CANOE -- JAM! Music - Artists - Nine Inch Nails - Concert Review: Air Canada Centre, Toronto - August 5, 2008 Air Canada Centre, Toronto - August 5, 2008 By JASON MacNEIL - Sun Media
TORONTO - Nine Inch Nails founder Trent Reznor has a few things in common with the late 19th Century American tycoon Andrew Carnegie.
Carnegie was a noted self-made man, becoming one of the more noted industrial magnates in history.
Reznor has always done his own thing, bucking the major label machinery and releasing three albums (Year Zero, Ghosts I-IV and The Slip) since splitting from Interscope Records last year.
And he too is an industrial magnate.
Make that an industrial rock magnate who hasn't played Carnegie Hall.
Currently on the Lights In The Sky tour, Nine Inch Nails lived up to the tour name with one of the more impressive and elaborate light shows around.
So visually stunning were the effects that at times the music was second fiddle to what most fans filling a large chunk of Toronto's Air Canada Centre were seeing. Whether it was the appearance of rain on a transparent light panel placed in front of the band which would occasionally keep them from sight or drummer Josh Freese tapping on square panels on another lighting area to create the drum backbeat during Echoplex in the encore, it made recent visual effects by Coldplay and U2 seem dated by comparison.
But at the core were Reznor's well-crafted songs that have just a little bit of something for everyone - plenty of guitar brawn, some techno, dance and ambient accents and equally alluring grooves.
Although Nine Inch Nails led the 130-minute show with a handful of songs from The Slip, including the foot-stomping 1,000,000, things truly didn't get off the ground until the hellish March Of The Pigs began as Reznor told the crowd to "get the f--k up."
And while most of the new songs were ear candy to hardcore fans, an equal number were content for tunes from Pretty Hate Machine and the band's 1994 breakthrough The Downward Spiral. Here Reznor placated them with Head Like A Hole, the slow but creepy Piggy and Terrible Lie.
The fact guitarist Robin Finck, who toured with the band in 1994, recently returned is a huge bonus. Finck worked his magic on several songs including the punchy Survivalism and early on for Head Down which had him looking like a futuristic Neil Young during one solo.
But regardless of his cast, Nine Inch Nails goes as far as Reznor goes. Most of that angst has subsided somewhat but he was still capable of being the petulant little 43-year-old, routinely tossing microphone stands around and once tossing a keyboards over the lip of the stage. Yet that angst suited Closer perfectly as he uttered the line about wanting to, er, do something to you like an animal.
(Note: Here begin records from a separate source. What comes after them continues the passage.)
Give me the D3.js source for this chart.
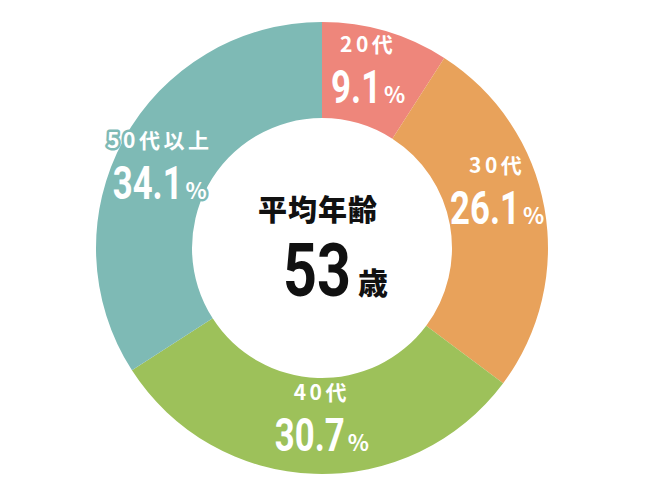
<!DOCTYPE html>
<html>
<head>
<meta charset="utf-8">
<script src="https://cdn.jsdelivr.net/npm/d3@7"></script>
<style>
  body { margin: 0; background: #fff; }
  .cat { font-family: "Noto Sans CJK JP", sans-serif; font-weight: 700; fill: #fff; letter-spacing: 3.5px; }
  .num { font-family: Roboto, "Noto Sans", sans-serif; font-weight: 700; fill: #fff; }
  .unit { font-family: "Noto Sans CJK JP", sans-serif; font-weight: 700; fill: #fff; }
  .center { font-family: "Noto Sans CJK JP", sans-serif; font-weight: 900; fill: #111; }
</style>
</head>
<body>
<div id="chart"></div>
<script>
var categories = ["20代", "30代", "40代", "50代以上"];
var shares = [9.1, 26.1, 30.7, 34.1];
var colors = ["#EE867B", "#E8A25B", "#9DC15A", "#7EBAB5"];
var centerTitle = "平均年齢";
var averageAge = "53";
var ageUnit = "歳";

var svgWidth = 650;
var svgHeight = 500;
var cx = 322, cy = 248;
var outerR = 226, innerR = 130;
var squeeze = 0.74;

var svg = d3.select("#chart")
  .append("svg")
  .attr("width", svgWidth)
  .attr("height", svgHeight);

var g = svg.append("g")
  .attr("transform", `translate(${cx}, ${cy})`);

var pie = d3.pie().sort(null).value(d => d);
var arcs = pie(shares);

var arc = d3.arc().innerRadius(innerR).outerRadius(outerR);

g.selectAll("path.slice")
  .data(arcs)
  .enter()
  .append("path")
  .attr("class", "slice")
  .attr("d", arc)
  .attr("fill", (d, i) => colors[i]);

// small nudges so labels sit like the original
function nudge(i) {
  if (i === 1) return [0, -20];
  if (i === 2) return [6, -3];
  if (i === 3) return [-6, 8];
  return [-4, -2];
}

function outline(sel) {
  sel.attr("stroke", (d, i) => i === 3 ? colors[i] : "none")
    .attr("stroke-width", 5)
    .attr("stroke-linejoin", "round")
    .attr("paint-order", "stroke");
}

var labels = g.selectAll("g.label")
  .data(arcs)
  .enter()
  .append("g")
  .attr("class", "label")
  .attr("transform", (d, i) => {
    var c = arc.centroid(d);
    var n = nudge(i);
    return `translate(${c[0] + n[0]}, ${c[1] + n[1]})`;
  });

labels.append("text")
  .attr("class", "cat")
  .attr("text-anchor", "middle")
  .attr("y", -23)
  .attr("font-size", 21)
  .call(outline)
  .text((d, i) => categories[i]);

labels.each(function (d, i) {
  var lab = d3.select(this);
  var numG = lab.append("g");
  var num = numG.append("text")
    .attr("class", "num")
    .attr("y", 28)
    .attr("font-size", 47)
    .text(d.data.toFixed(1));
  var pct = lab.append("text")
    .attr("class", "unit")
    .attr("y", 28)
    .attr("font-size", 22)
    .text("%");
  if (i === 3) { num.call(outline); pct.call(outline); }
  num.attr("stroke", i === 3 ? colors[i] : "none");
  pct.attr("stroke", i === 3 ? colors[i] : "none");

  var numW = num.node().getComputedTextLength() * squeeze;
  var pctW = pct.node().getComputedTextLength();
  var left = -(numW + 3 + pctW) / 2;
  numG.attr("transform", `translate(${left}, 0) scale(${squeeze}, 1)`);
  pct.attr("x", left + numW + 3);
});

// center text
g.append("text")
  .attr("class", "center")
  .attr("text-anchor", "middle")
  .attr("x", -4)
  .attr("y", -27)
  .attr("font-size", 29)
  .attr("letter-spacing", 1)
  .text(centerTitle);

var ageG = g.append("g")
  .attr("transform", "translate(-39, 48) scale(0.8, 1)");

ageG.append("text")
  .attr("class", "num")
  .style("fill", "#111")
  .attr("font-size", 74)
  .text(averageAge);

g.append("text")
  .attr("class", "center")
  .attr("x", 36)
  .attr("y", 46)
  .attr("font-size", 30)
  .text(ageUnit);
</script>
</body>
</html>
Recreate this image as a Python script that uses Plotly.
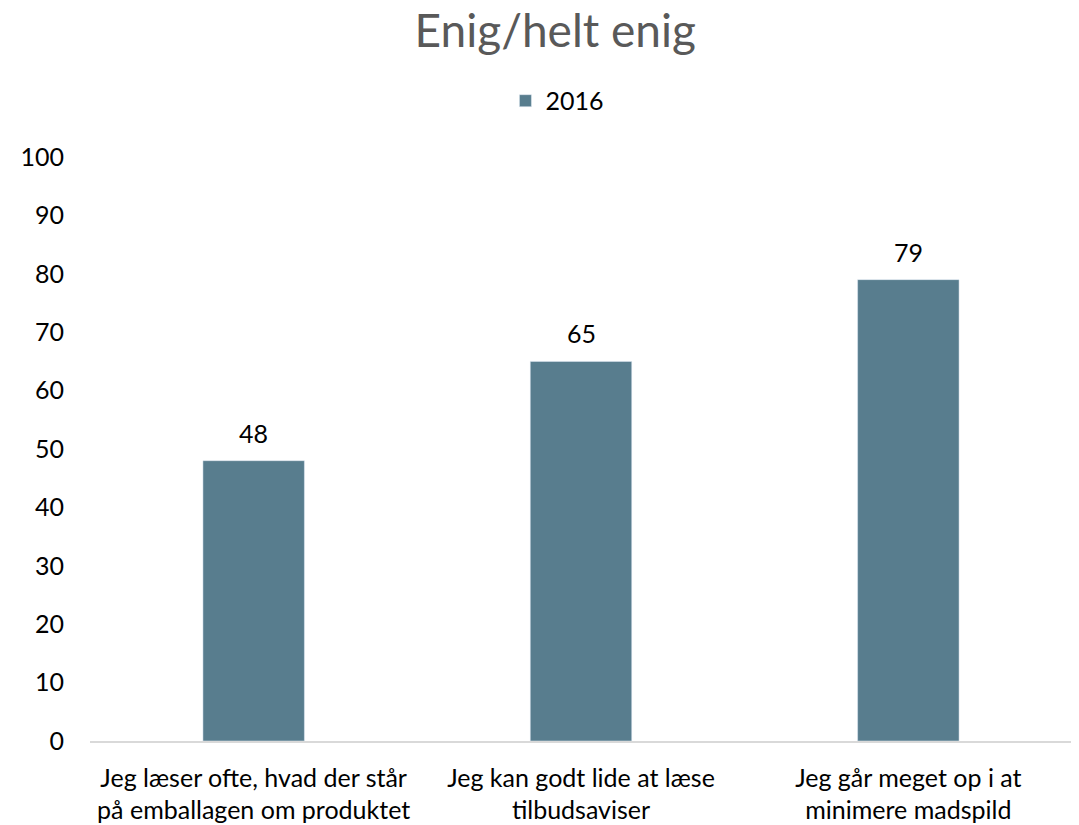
import plotly.graph_objects as go

categories = ["Jeg læser ofte, hvad der står<br>på emballagen om produktet",
              "Jeg kan godt lide at læse<br>tilbudsaviser",
              "Jeg går meget op i at<br>minimere madspild"]
values_2016 = [48, 65, 79]
series_name = "2016"
title_text = "Enig/helt enig"
y_ticks = [0, 10, 20, 30, 40, 50, 60, 70, 80, 90, 100]

FONT = "Lato"
FS = 25

fig = go.Figure()
fig.add_trace(go.Bar(
    x=categories, y=values_2016, name=series_name,
    marker=dict(color="#587d8e"),
    width=0.31,
))
for c, v in zip(categories, values_2016):
    fig.add_annotation(x=c, y=v, text=str(v), showarrow=False, yshift=28,
                       yanchor="middle", font=dict(size=FS, color="#000000", family=FONT))

fig.update_layout(
    width=1071, height=817,
    margin=dict(l=82, r=7, t=149, b=84),
    paper_bgcolor="white", plot_bgcolor="white",
    title=dict(text=title_text, x=0.511, xanchor="center", y=1.0, yanchor="top",
               pad=dict(t=7, b=0, l=0, r=0),
               font=dict(size=46, color="#595959", family=FONT)),
    showlegend=True,
    legend=dict(orientation="h", x=0.476, xanchor="center", y=1.096, yanchor="middle",
                font=dict(size=FS, color="#000000", family=FONT)),
    font=dict(family=FONT, size=FS, color="#000000"),
    xaxis=dict(showline=True, linecolor="#d9d9d9", linewidth=1.5, ticks="",
               automargin=False, ticklabelstandoff=14,
               tickfont=dict(size=FS, family=FONT, color="#000000"), showgrid=False),
    yaxis=dict(range=[0, 100], tickvals=y_ticks, showgrid=False, zeroline=False,
               showline=False, ticks="", ticklabelstandoff=25, automargin=False,
               tickfont=dict(size=FS, family=FONT, color="#000000")),
    bargap=0.69,
)

fig.write_html("out.html")
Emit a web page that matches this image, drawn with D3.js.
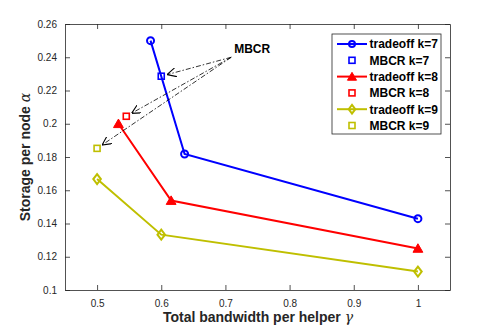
<!DOCTYPE html>
<html>
<head>
<meta charset="utf-8">
<script src="https://cdn.jsdelivr.net/npm/d3@7"></script>
<style>
  body { margin: 0; background: #fff; }
  text { font-family: "Liberation Sans", Arial, sans-serif; }
</style>
</head>
<body>
<div id="chart"></div>
<script>
const width = 498;
const height = 330;
const margin = { top: 24, right: 48, bottom: 40, left: 65 };

// series values
const tradeoff7 = [[0.5833, 0.25], [0.6364, 0.1818], [1, 0.1429]];
const tradeoff8 = [[0.5333, 0.2], [0.6154, 0.1538], [1, 0.125]];
const tradeoff9 = [[0.5, 0.1667], [0.6, 0.1333], [1, 0.1111]];
const mbcr7 = [0.6, 0.2286];
const mbcr8 = [0.5455, 0.2045];
const mbcr9 = [0.5, 0.1852];
const xTicks = [0.5, 0.6, 0.7, 0.8, 0.9, 1];
const yTicks = [0.1, 0.12, 0.14, 0.16, 0.18, 0.2, 0.22, 0.24, 0.26];
const annotAnchor = [0.709, 0.24];

const series = [
    { name: "tradeoff k=7", color: "#0000ff", pts: tradeoff7, marker: "circle", mbcr: mbcr7, mname: "MBCR k=7" },
    { name: "tradeoff k=8", color: "#ff0000", pts: tradeoff8, marker: "triangle", mbcr: mbcr8, mname: "MBCR k=8" },
    { name: "tradeoff k=9", color: "#bfbf00", pts: tradeoff9, marker: "diamond", mbcr: mbcr9, mname: "MBCR k=9" }
];

const svg = d3.select("#chart").append("svg")
    .attr("width", width)
    .attr("height", height);

const x = d3.scaleLinear().domain([0.45, 1.05]).range([margin.left, width - margin.right]);
const y = d3.scaleLinear().domain([0.1, 0.26]).range([height - margin.bottom, margin.top]);

const fmt = d => d3.format("~g")(d);
const axisColor = "#262626";

// axes (MATLAB box style, ticks inward)
const gx = svg.append("g").attr("transform", `translate(0,${y.range()[0]})`)
    .call(d3.axisBottom(x).tickValues(xTicks).tickFormat(fmt).tickSizeInner(-5).tickSizeOuter(0).tickPadding(10));
const gxTop = svg.append("g").attr("transform", `translate(0,${margin.top})`)
    .call(d3.axisTop(x).tickValues(xTicks).tickFormat("").tickSizeInner(-5).tickSizeOuter(0));
const gy = svg.append("g").attr("transform", `translate(${margin.left},0)`)
    .call(d3.axisLeft(y).tickValues(yTicks).tickFormat(fmt).tickSizeInner(-5).tickSizeOuter(0).tickPadding(8));
const gyRight = svg.append("g").attr("transform", `translate(${x.range()[1]},0)`)
    .call(d3.axisRight(y).tickValues(yTicks).tickFormat("").tickSizeInner(-5).tickSizeOuter(0));

[gx, gxTop, gy, gyRight].forEach(g => {
    g.select(".domain").attr("stroke", axisColor).attr("stroke-width", 0.8);
    g.selectAll(".tick line").attr("stroke", axisColor).attr("stroke-width", 0.8);
    g.selectAll(".tick text").attr("fill", axisColor).style("font-size", "10px");
});

// axis labels
svg.append("text")
    .attr("x", 258)
    .attr("y", 322)
    .attr("text-anchor", "middle")
    .attr("fill", axisColor)
    .style("font-size", "14px")
    .style("font-weight", "bold")
    .html('Total bandwidth per helper <tspan font-family="DejaVu Serif" font-style="italic" font-weight="normal">γ</tspan>');

svg.append("text")
    .attr("transform", `translate(30,${(y.range()[0] + y.range()[1]) / 2}) rotate(-90)`)
    .attr("text-anchor", "middle")
    .attr("fill", axisColor)
    .style("font-size", "14px")
    .style("font-weight", "bold")
    .html('Storage per node <tspan font-family="DejaVu Serif" font-style="italic" font-weight="normal">α</tspan>');

const line = d3.line().x(d => x(d[0])).y(d => y(d[1]));

function drawMarker(g, type, cx, cy, color, small) {
    if (type === "circle") {
        g.append("circle").attr("cx", cx).attr("cy", cy).attr("r", small ? 3 : 3.5)
            .attr("fill", "none").attr("stroke", color).attr("stroke-width", 2);
    } else if (type === "triangle") {
        g.append("path").attr("d", d3.symbol(d3.symbolTriangle, small ? 36 : 42)())
            .attr("transform", `translate(${cx},${cy + 1})`)
            .attr("fill", color).attr("stroke", color).attr("stroke-width", 1);
    } else if (type === "diamond") {
        const h = small ? 4.3 : 5, w = small ? 3.3 : 3.8;
        g.append("path").attr("d", `M0,${-h}L${w},0L0,${h}L${-w},0Z`)
            .attr("transform", `translate(${cx},${cy})`)
            .attr("fill", "none").attr("stroke", color).attr("stroke-width", 2);
    } else if (type === "square") {
        g.append("rect").attr("x", cx - 3).attr("y", cy - 3).attr("width", 6).attr("height", 6)
            .attr("fill", "none").attr("stroke", color).attr("stroke-width", 1.6);
    }
}

const plot = svg.append("g");
series.forEach(s => {
    plot.append("path").datum(s.pts).attr("d", line)
        .attr("fill", "none").attr("stroke", s.color).attr("stroke-width", 2);
    s.pts.forEach(p => drawMarker(plot, s.marker, x(p[0]), y(p[1]), s.color));
});
series.forEach(s => drawMarker(plot, "square", x(s.mbcr[0]), y(s.mbcr[1]), s.color));

// annotation arrows
svg.append("defs").append("marker")
    .attr("id", "arrow").attr("viewBox", "0 0 10 10").attr("refX", 10).attr("refY", 5)
    .attr("markerWidth", 9).attr("markerHeight", 9).attr("markerUnits", "userSpaceOnUse")
    .attr("orient", "auto")
    .append("path").attr("d", "M0,0L10,5L0,10").attr("fill", "none").attr("stroke", "#000").attr("stroke-width", 1.2);

const ax = x(annotAnchor[0]), ay = y(annotAnchor[1]);
series.forEach(s => {
    const tx = x(s.mbcr[0]), ty = y(s.mbcr[1]);
    const dx = ax - tx, dy = ay - ty, len = Math.hypot(dx, dy);
    const ex = tx + dx / len * 6, ey = ty + dy / len * 6;
    svg.append("line").attr("x1", ax).attr("y1", ay).attr("x2", ex).attr("y2", ey)
        .attr("stroke", "#000").attr("stroke-width", 0.8)
        .attr("stroke-dasharray", "5,2,1.5,2")
        .attr("marker-end", "url(#arrow)");
});
svg.append("text").attr("x", ax + 3).attr("y", ay - 4)
    .style("font-size", "12px").style("font-weight", "bold").text("MBCR");

// legend
const lg = svg.append("g").attr("transform", "translate(332,34)");
lg.append("rect").attr("width", 109).attr("height", 100)
    .attr("fill", "#fff").attr("stroke", axisColor).attr("stroke-width", 0.8);
const rows = [];
series.forEach(s => {
    rows.push({ label: s.name, color: s.color, marker: s.marker, line: true });
    rows.push({ label: s.mname, color: s.color, marker: "square", line: false });
});
rows.forEach((r, i) => {
    const cy = 10 + i * 16.3;
    if (r.line) {
        lg.append("line").attr("x1", 5).attr("x2", 35).attr("y1", cy).attr("y2", cy)
            .attr("stroke", r.color).attr("stroke-width", 2);
    }
    drawMarker(lg, r.marker, 20, cy, r.color, true);
    lg.append("text").attr("x", 37.5).attr("y", cy + 4.3)
        .style("font-size", "12px").style("font-weight", "bold").attr("fill", "#000").text(r.label);
});
</script>
</body>
</html>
With the evening beginning to draw to a close, Reznor saved the signature almost for last when he softly performed the tender and still stellar Hurt as lighters flickered throughout the venue. Rather quitting while ahead, Nine Inch Nails closed with In This Twilight as the band exited one by one with Reznor the last to leave.
The idea of Nine Inch Nails lasting another 20 years is a stretch but with Reznor's prolific output of late he would probably only need a quarter of that time to put out two decades worth of material. And that can only be good news for Nine Inch Nail fans.